6. Perseverante nella notte della fede. Alla morte del Figlio,
abbandonato sulla Croce, segue un tempo oscuro, il sabato santo della prostrazione e dell’attesa, in cui la tradizione cristiana ha riconosciuto un ruolo unico a Maria, la Vergine Madre di Gesù. Mentre il Figlio giace morto nel sepolcro, la Madre custodisce la fede, abbandonata nelle mani del Dio fedele che compirà le Sue promesse. È perciò antico uso liturgico consacrare il sabato alla Vergine, quale memoria di quel “grande sabato”, nel quale in Lei si raccolse tutta la fede della Chiesa e dell’umanità, nell’attesa trepida della risurrezione. Il sabato santo di Maria parla in modo eloquente a noi, pellegrini nel grande sabato del tempo, che sfocerà nella domenica senza tramonto, quando Dio sarà tutto in tutti e il mondo intero sarà la patria di Dio. Nel tempo del silenzio di Dio, nello stupore dolente davanti al Dio crocifisso e abbandonato, viene allora da chiederci sull’esempio e con l’intercessione di Maria: credo veramente in Dio? Mi pongo in ascolto docile e perseverante del Suo progetto d’amore su di me? vivo la gioia del sapermi amato con Cristo e in Lui dal Padre, anche nel tempo della prova e del silenzio di Dio? irradio questa gioia? cerco di piacere sempre e solo a Dio nell’eloquenza dei gesti, senza inseguire l’immagine o crearmi maschere di difesa o di evasione? Possa la Vergine Madre aiutarci a rispondere con verità a questi interrogativi e a vivere, come lei l’ha vissuto, il primato dell’amore e della fede nel lungo sabato del tempo, di cui il sabato santo è figura e profezia, finché venga la domenica senza tramonto, nella quale Maria è già entrata, anticipando il destino di quanti avranno creduto nel suo Figlio, amando e sperando con l’aiuto della Sua grazia.

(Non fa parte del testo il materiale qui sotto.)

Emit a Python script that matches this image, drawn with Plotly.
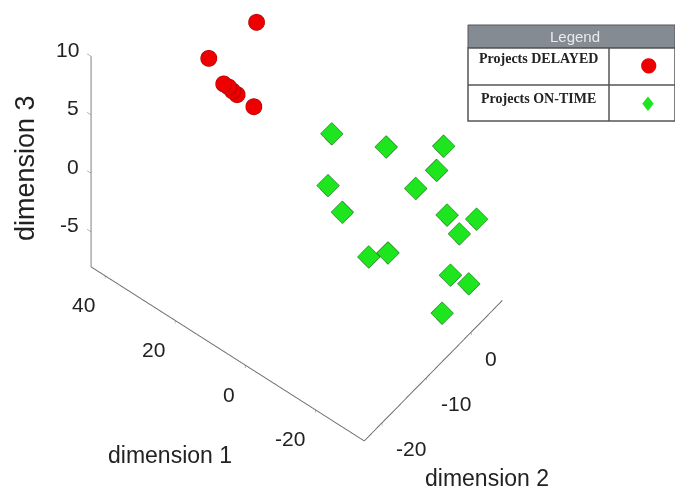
import plotly.graph_objects as go

# Data (dimension 1, dimension 2, dimension 3)
delayed_d1 = [22.1, 27.1, 24.1, 22.7, 21.3, 19.9, 16.9]
delayed_d2 = [-4.1, -10.9, -9.9, -9.9, -10.1, -10.2, -8.8]
delayed_d3 = [9.4, 8.0, 6.0, 6.0, 6.0, 6.0, 5.0]

ontime_d1 = [4.6, -5.2, -19.2, -18.1, 4.4, -13.5, -0.7, -23.6, -29.5, -27.0, -9.0, -11.7, -28.5, -31.2, -29.6]
ontime_d2 = [-1.0, 3.5, 5.4, 4.7, -2.0, 3.6, -2.8, 2.7, 4.7, 2.8, -3.4, -1.2, -0.4, 1.6, -3.1]
ontime_d3 = [2, 1, 3, 1, -2, -1, -3, -1, -1, -2, -5, -5, -4, -5, -6]

d1_ticks = [-20, 0, 20, 40]
d2_ticks = [-20, -10, 0]
d3_ticks = [-5, 0, 5, 10]

D1_RANGE = [-34, 44]
D2_RANGE = [-24, 7]
D3_RANGE = [-8, 10]

TICKFONT = dict(family="Liberation Sans, Arial", size=21, color="#222222")

fig = go.Figure()
fig.add_trace(go.Scatter3d(
    x=delayed_d1, y=delayed_d2, z=delayed_d3, mode="markers", name="Projects DELAYED",
    marker=dict(symbol="circle", size=9.5, color="#ee0000", line=dict(color="#990000", width=1))))
fig.add_trace(go.Scatter3d(
    x=ontime_d1, y=ontime_d2, z=ontime_d3, mode="markers", name="Projects ON-TIME",
    marker=dict(symbol="diamond", size=7.5, color="#1ee61e", line=dict(color="#2a6a2a", width=1))))

axis_common = dict(showbackground=False, showgrid=False, zeroline=False, showline=True,
                   linecolor="#6e6e6e", linewidth=2, ticks="outside", tickcolor="#6e6e6e",
                   ticklen=5, showspikes=False, showticklabels=False, title=dict(text=""))

# tick labels as scene annotations (kept horizontal like the reference)
scene_ann = []
for t in d3_ticks:
    scene_ann.append(dict(x=D1_RANGE[1], y=D2_RANGE[0], z=t, text=str(t), showarrow=False,
                          xanchor="right", yanchor="middle", xshift=-10, yshift=7, font=TICKFONT))
for t in d1_ticks:
    scene_ann.append(dict(x=t, y=D2_RANGE[0], z=D3_RANGE[0], text=str(t), showarrow=False,
                          xanchor="right", yanchor="middle", xshift=-8, yshift=-29, font=TICKFONT))
for t in d2_ticks:
    scene_ann.append(dict(x=D1_RANGE[0], y=t, z=D3_RANGE[0], text=str(t), showarrow=False,
                          xanchor="left", yanchor="middle", xshift=12, yshift=-26, font=TICKFONT))

# camera: view direction, eye placed relative to the look-at centre (orthographic)
view_dir = (0.368, 0.465, -0.805)
dist = 2.0
cen = (-0.784 * 0.1655, 0.621 * 0.1655, -0.466)
eye = tuple(c + d * dist for c, d in zip(cen, view_dir))
zoom = 1.48

fig.update_layout(
    width=675, height=493, showlegend=False,
    paper_bgcolor="white", margin=dict(l=0, r=0, t=0, b=0),
    scene=dict(
        domain=dict(x=[0, 1], y=[0, 1]),
        xaxis=dict(axis_common, range=D1_RANGE, tickvals=d1_ticks),
        yaxis=dict(axis_common, range=D2_RANGE, tickvals=d2_ticks),
        zaxis=dict(axis_common, range=D3_RANGE, tickvals=d3_ticks),
        aspectmode="manual",
        aspectratio=dict(x=0.955 * zoom, y=0.61 * zoom, z=1.0 * zoom * 18 / 18.5),
        camera=dict(projection=dict(type="orthographic"),
                    eye=dict(x=eye[0], y=eye[1], z=eye[2]),
                    up=dict(x=0, y=0, z=1),
                    center=dict(x=cen[0], y=cen[1], z=cen[2])),
        annotations=scene_ann,
    ),
)

fig.add_annotation(x=170/675, y=1-455/493, xref="paper", yref="paper", text="dimension 1",
                   showarrow=False, xanchor="center", yanchor="middle",
                   font=dict(family="Liberation Sans, Arial", size=23, color="#222222"))
fig.add_annotation(x=487/675, y=1-478/493, xref="paper", yref="paper", text="dimension 2",
                   showarrow=False, xanchor="center", yanchor="middle",
                   font=dict(family="Liberation Sans, Arial", size=23, color="#222222"))
fig.add_annotation(x=25/675, y=1-168/493, xref="paper", yref="paper", text="dimension 3", textangle=-90,
                   showarrow=False, xanchor="center", yanchor="middle",
                   font=dict(family="Liberation Sans, Arial", size=27, color="#222222"))

# Legend table drawn as shapes/annotations
LX0, LX1, LXD = 468/675, 1.0, 609/675
fig.add_shape(type="rect", xref="paper", yref="paper", x0=LX0, x1=LX1, y0=1-48/493, y1=1-25/493,
              fillcolor="#848b93", line=dict(color="#555555", width=1))
fig.add_shape(type="rect", xref="paper", yref="paper", x0=LX0, x1=LX1, y0=1-121/493, y1=1-48/493,
              fillcolor="white", line=dict(color="#555555", width=1.5))
fig.add_shape(type="line", xref="paper", yref="paper", x0=LX0, x1=LX1, y0=1-85/493, y1=1-85/493,
              line=dict(color="#555555", width=1.5))
fig.add_shape(type="line", xref="paper", yref="paper", x0=LXD, x1=LXD, y0=1-121/493, y1=1-48/493,
              line=dict(color="#555555", width=1.5))
fig.add_annotation(x=575/675, y=1-36.5/493, xref="paper", yref="paper", text="Legend", showarrow=False,
                   xanchor="center", yanchor="middle",
                   font=dict(family="Liberation Sans, Arial", size=15, color="#e8ebef"))
fig.add_annotation(x=538/675, y=1-58/493, xref="paper", yref="paper", text="<b>Projects DELAYED</b>",
                   showarrow=False, xanchor="center", yanchor="middle",
                   font=dict(family="Liberation Serif, Times New Roman", size=14, color="#222222"))
fig.add_annotation(x=538/675, y=1-98/493, xref="paper", yref="paper", text="<b>Projects ON-TIME</b>",
                   showarrow=False, xanchor="center", yanchor="middle",
                   font=dict(family="Liberation Serif, Times New Roman", size=14, color="#222222"))
fig.add_annotation(x=648/675, y=1-64/493, xref="paper", yref="paper", text="●", showarrow=False,
                   xanchor="center", yanchor="middle",
                   font=dict(family="DejaVu Sans", size=20, color="#ee0000"))
fig.add_annotation(x=648/675, y=1-104/493, xref="paper", yref="paper", text="♦", showarrow=False,
                   xanchor="center", yanchor="middle",
                   font=dict(family="DejaVu Sans", size=20, color="#1ee61e"))

fig.write_html("out.html", config={"displayModeBar": False},
               post_script="document.body.style.margin='0';")
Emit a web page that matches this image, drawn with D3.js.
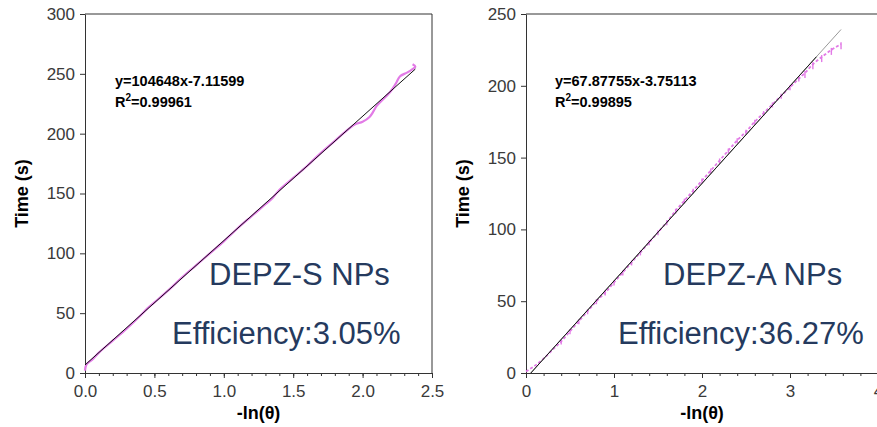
<!DOCTYPE html>
<html>
<head>
<meta charset="utf-8">
<script src="https://cdn.jsdelivr.net/npm/d3@7"></script>
<style>
  body { margin: 0; background: #fff; }
  svg { display: block; font-family: "Liberation Sans", Arial, sans-serif; }
  .axis text { font-size: 17px; fill: #3a3a3a; }
  .axis path, .axis line { stroke: #333; }
</style>
</head>
<body>
<div class="svg-container"></div>
<script>
// DEPZ-S NPs: measured -ln(theta) vs time
let dataS = [
  [0.00, 2], [0.01, 7], [0.05, 11], [0.1, 17], [0.2, 27], [0.3, 37], [0.4, 48],
  [0.45, 54], [0.5, 59], [0.6, 69], [0.7, 80], [0.8, 90], [0.9, 100], [1.0, 110],
  [1.1, 121], [1.2, 131], [1.3, 141], [1.35, 146], [1.4, 153], [1.5, 163],
  [1.6, 173], [1.7, 184], [1.8, 194], [1.9, 204], [1.95, 208], [2.0, 210],
  [2.05, 214], [2.08, 219], [2.1, 223], [2.2, 235], [2.24, 242], [2.27, 248],
  [2.32, 251], [2.36, 254], [2.38, 256], [2.36, 258]
];
let fitS = [[0, 6.7], [2.38, 254]];

// DEPZ-A NPs
let dataA = [
  [0, 1], [0.05, 3], [0.1, 5], [0.2, 10], [0.3, 16], [0.4, 22], [0.5, 29],
  [0.6, 36], [0.7, 43], [0.8, 50], [0.9, 56], [1.0, 63], [1.1, 70], [1.2, 77],
  [1.3, 84], [1.4, 91], [1.5, 98], [1.6, 105], [1.7, 113], [1.8, 120],
  [1.9, 127], [2.0, 134], [2.1, 141], [2.2, 148], [2.3, 155], [2.4, 162],
  [2.5, 168], [2.6, 175], [2.7, 181], [2.8, 187], [2.9, 193], [3.0, 199],
  [3.1, 205], [3.17, 209], [3.26, 215], [3.36, 220], [3.47, 225], [3.58, 229]
];
let fitA = [[0.055, 0], [3.58, 239.2]];
let fitABlack = [[0.055, 0], [3.3, 220.2]];

let xTicksS = [0, 0.5, 1.0, 1.5, 2.0, 2.5];
let yTicksS = [0, 50, 100, 150, 200, 250, 300];
let xTicksA = [0, 1, 2, 3, 4];
let yTicksA = [0, 50, 100, 150, 200, 250];

let width = 877;
let height = 427;
let plotTop = 14;
let plotBottom = 373;

let svg = d3.select('.svg-container')
  .append('svg')
  .attr('width', width)
  .attr('height', height)

svg.append('defs').append('clipPath')
  .attr('id', 'leftClip')
  .append('rect')
  .attr('x', 0).attr('y', 0)
  .attr('width', 444).attr('height', height)

function drawPanel (g, opts) {
  let xScale = d3.scaleLinear().domain(opts.xDomain).range([opts.left, opts.right])
  let yScale = d3.scaleLinear().domain(opts.yDomain).range([plotBottom, plotTop])

  // frame: top and right edges
  g.append('line')
    .attr('x1', opts.left).attr('x2', opts.frameRight)
    .attr('y1', plotTop).attr('y2', plotTop)
    .attr('stroke', '#333')
  if (opts.rightBorder) {
    g.append('line')
      .attr('x1', opts.right).attr('x2', opts.right)
      .attr('y1', plotTop).attr('y2', plotBottom)
      .attr('stroke', '#333')
  }

  // minor x ticks
  g.append('g')
    .attr('class', 'axis')
    .attr('transform', `translate(0, ${plotBottom})`)
    .call(d3.axisBottom(xScale).tickValues(opts.xMinor).tickSize(3).tickFormat(''))
    .select('.domain').remove()

  g.append('g')
    .attr('class', 'axis')
    .attr('transform', `translate(0, ${plotBottom})`)
    .call(d3.axisBottom(xScale)
      .tickValues(opts.xTicks)
      .tickFormat(opts.xFormat)
      .tickSize(5).tickSizeOuter(0).tickPadding(7))

  g.append('g')
    .attr('class', 'axis')
    .attr('transform', `translate(${opts.left}, 0)`)
    .call(d3.axisLeft(yScale)
      .tickValues(opts.yTicks)
      .tickSize(5).tickSizeOuter(0).tickPadding(5))

  let line = d3.line()
    .x(d => xScale(d[0]))
    .y(d => yScale(d[1]))

  if (opts.dashed) {
    g.append('path')
      .attr('d', line.curve(d3.curveMonotoneX)(opts.data))
      .attr('fill', 'none')
      .attr('stroke', '#e27be6')
      .attr('stroke-width', 1.8)
      .attr('stroke-dasharray', '3,2')
    g.selectAll('.mark')
      .data(opts.data.filter(d => d[0] > 0.3))
      .enter()
      .append('line')
      .attr('x1', d => xScale(d[0])).attr('x2', d => xScale(d[0]))
      .attr('y1', d => yScale(d[1]) - 2)
      .attr('y2', d => yScale(d[1]) + (d[0] > 3.1 ? 5 : 3))
      .attr('stroke', '#e27be6')
      .attr('stroke-width', 1.4)
    line.curve(d3.curveLinear)
  } else {
    g.append('path')
      .attr('d', line.curve(d3.curveCatmullRom)(opts.data))
      .attr('fill', 'none')
      .attr('stroke', '#e27be6')
      .attr('stroke-width', 2.2)
    line.curve(d3.curveLinear)
  }

  opts.fits.forEach(f => {
    g.append('path')
      .attr('d', line(f.pts))
      .attr('fill', 'none')
      .attr('stroke', f.color)
      .attr('stroke-width', 1)
  })

  g.append('text')
    .attr('transform', `translate(${opts.yTitleX}, ${(plotTop + plotBottom) / 2}) rotate(-90)`)
    .style('text-anchor', 'middle')
    .style('font-weight', 'bold')
    .style('font-size', '18px')
    .text('Time (s)')

  g.append('text')
    .attr('x', (opts.left + opts.right) / 2 + opts.xTitleShift)
    .attr('y', 419)
    .style('text-anchor', 'middle')
    .style('font-weight', 'bold')
    .style('font-size', '18px')
    .text('-ln(θ)')

  g.append('text')
    .attr('x', opts.eqX)
    .attr('y', 86)
    .style('font-weight', 'bold')
    .style('font-size', '14.5px')
    .text(opts.equation)

  let r2 = g.append('text')
    .attr('x', opts.eqX)
    .attr('y', 107)
    .style('font-weight', 'bold')
    .style('font-size', '14.5px')
  r2.append('tspan').text('R')
  r2.append('tspan').attr('dy', -6).style('font-size', '10px').text('2')
  r2.append('tspan').attr('dy', 6).text('=' + opts.r2)

  g.append('text')
    .attr('x', opts.nameX)
    .attr('y', 285)
    .style('font-size', '31px')
    .style('fill', '#253a5e')
    .text(opts.name)

  g.append('text')
    .attr('x', opts.effX)
    .attr('y', 344)
    .style('font-size', '31px')
    .style('fill', '#253a5e')
    .text('Efficiency:' + opts.efficiency)
}

let leftPanel = svg.append('g').attr('clip-path', 'url(#leftClip)')
drawPanel(leftPanel, {
  xDomain: [0, 2.5], yDomain: [0, 300],
  left: 85, right: 432, frameRight: 432, rightBorder: true,
  xTicks: xTicksS, yTicks: yTicksS,
  xMinor: d3.range(0, 2.51, 0.1),
  xFormat: d3.format('.1f'),
  data: dataS, dashed: false,
  fits: [{ pts: fitS, color: '#111' }],
  yTitleX: 28, xTitleShift: 0,
  eqX: 115, equation: 'y=104648x-7.11599', r2: '0.99961',
  nameX: 209, name: 'DEPZ-S NPs',
  effX: 172, efficiency: '3.05%'
})

let rightPanel = svg.append('g')
drawPanel(rightPanel, {
  xDomain: [0, 4], yDomain: [0, 250],
  left: 526, right: 878, frameRight: 877, rightBorder: false,
  xTicks: xTicksA, yTicks: yTicksA,
  xMinor: d3.range(0, 4.01, 0.2),
  xFormat: d3.format('d'),
  data: dataA, dashed: true,
  fits: [{ pts: fitA, color: '#999' }, { pts: fitABlack, color: '#111' }],
  yTitleX: 469, xTitleShift: 0,
  eqX: 555, equation: 'y=67.87755x-3.75113', r2: '0.99895',
  nameX: 663, name: 'DEPZ-A NPs',
  effX: 618, efficiency: '36.27%'
})
</script>
</body>
</html>
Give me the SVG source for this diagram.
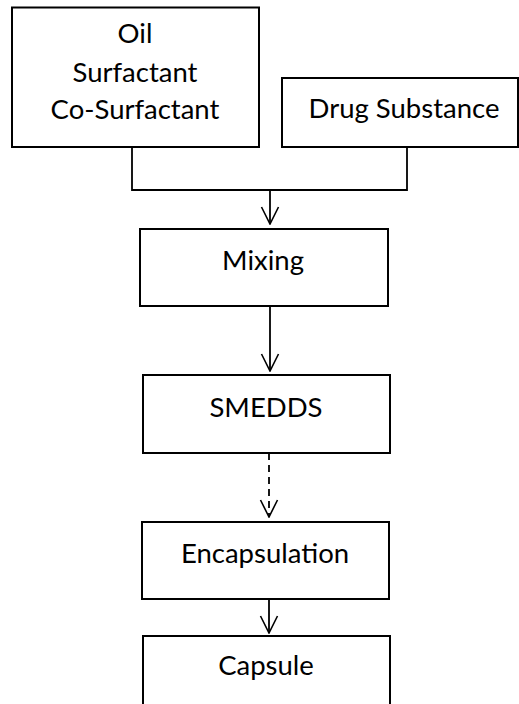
<svg xmlns="http://www.w3.org/2000/svg" width="519" height="704" viewBox="0 0 519 704">
  <defs>
    <marker id="vhead" viewBox="0 0 20 20" refX="19" refY="10" markerWidth="20" markerHeight="20" markerUnits="userSpaceOnUse" orient="auto">
      <path d="M2 1.5 L19 10 L2 18.5" fill="none" stroke="#000" stroke-width="1.6"/>
    </marker>
    <style>
      .box { fill: #fff; stroke: #000; stroke-width: 2; }
      .lbl { font-family: "Lato", "Open Sans", "Liberation Sans", sans-serif; font-size: 27.5px; fill: #000; text-anchor: middle; }
      .wire { fill: none; stroke: #000; stroke-width: 1.8; }
      .dash { stroke-dasharray: 7 5; }
    </style>
  </defs>

  <g id="ingredients">
    <rect class="box" x="12" y="7.5" width="247" height="139.5"/>
    <text class="lbl" x="135" y="43">Oil</text>
    <text class="lbl" x="135" y="82">Surfactant</text>
    <text class="lbl" x="135" y="119">Co-Surfactant</text>
  </g>

  <g id="drug-substance">
    <rect class="box" x="282" y="78" width="236" height="69"/>
    <text class="lbl" x="404" y="118">Drug Substance</text>
  </g>

  <g id="mixing">
    <rect class="box" x="140" y="229" width="248" height="77"/>
    <text class="lbl" x="263" y="270">Mixing</text>
  </g>

  <g id="smedds">
    <rect class="box" x="143" y="375" width="247" height="78"/>
    <text class="lbl" x="266" y="417">SMEDDS</text>
  </g>

  <g id="encapsulation">
    <rect class="box" x="142" y="522" width="247" height="77"/>
    <text class="lbl" x="265" y="563">Encapsulation</text>
  </g>

  <g id="capsule">
    <rect class="box" x="143" y="636" width="247" height="80"/>
    <text class="lbl" x="266" y="675">Capsule</text>
  </g>

  <g id="connectors">
    <path class="wire" d="M132 147 V190 H407 V147"/>
    <path class="wire" d="M270 190 V224" marker-end="url(#vhead)"/>
    <path class="wire" d="M270 306 V371" marker-end="url(#vhead)"/>
    <path class="wire dash" d="M269 453 V517" marker-end="url(#vhead)"/>
    <path class="wire" d="M269 599 V633" marker-end="url(#vhead)"/>
  </g>
</svg>
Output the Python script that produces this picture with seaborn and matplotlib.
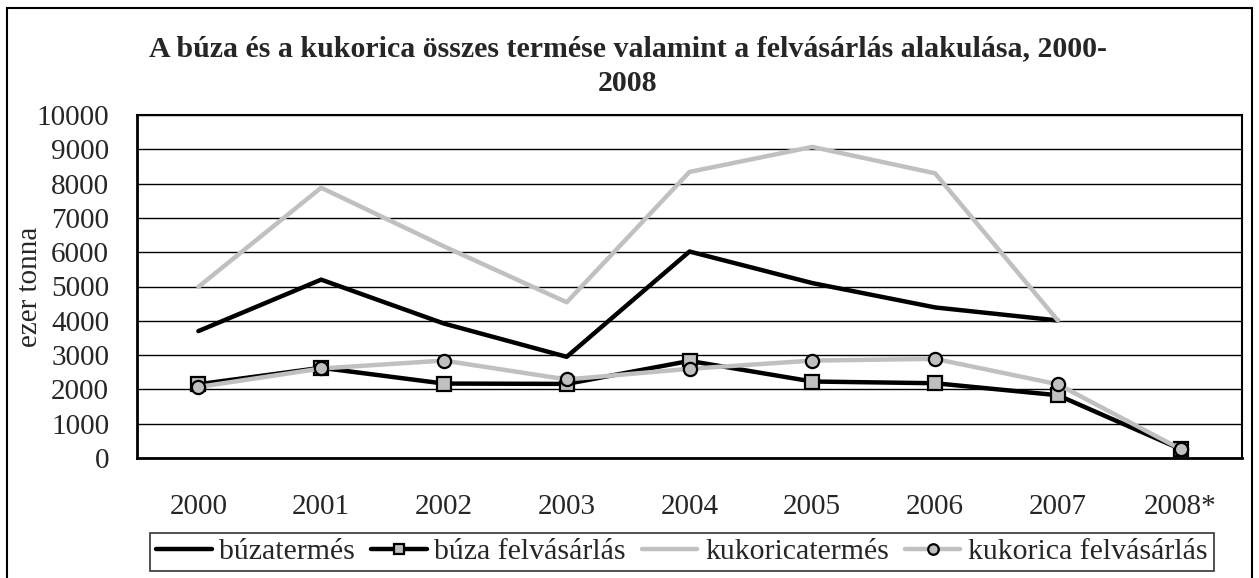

7. Aperti con Maria alle sorprese del Signore. Chiediamo insieme a Maria di intercedere per noi e di ottenerci una fede irradiante, una speranza viva e una carità operosa: Prega per noi, Maria, Figlia di Sion, donna dell’ottavo giorno, in cui l’Eterno compì le meraviglie della nostra salvezza! In Te, Vergine accogliente, rifulse l’Amore umile che aveva reso possibile il primo mattino degli esseri. In Te, Vergine dell’ascolto, la fede di Abramo toccò il vertice puro fra quanti credettero nell’impossibile possibilità di Dio. Per il Tuo sì ospitale la promessa divina si realizzò in Gesù, l’atteso delle genti: la notte del Tuo grembo verginale fece spazio alla Luce della vita. La notte del Tuo amore materno accompagnò i Suoi passi fino all’estremo abbandono. La notte della Tua fede umile condivise l’ora delle tenebre, quando la spada ti trapassò l’anima come i chiodi il corpo del Tuo Figlio. Il Tuo cuore trafitto custodì nella fede l’attesa innamorata dell’aurora. Tu sei la Madre dell’amore abbandonato, la Sposa dell’amore vittorioso, la Regina della notte del Messia! In Te, al compimento di quella notte, si offrì la luce dell’aurora: Tu primizia degli amati nel cuore dell’Amato, con Lui nascosta in Dio nella Tua carne di donna, meraviglioso pegno dell’umanità nuova, riconciliata per sempre nell’amore. Prega per noi, Maria, Vergine e Madre, Sposa e Regina, e ottienici dal Figlio Tuo e Redentore nostro una fede sempre più viva e innamorata, una speranza ardente, una carità umile e operosa, capaci di attrarre a Lui ogni cuore aperto alla verità che libera e salva. Amen. Alleluia.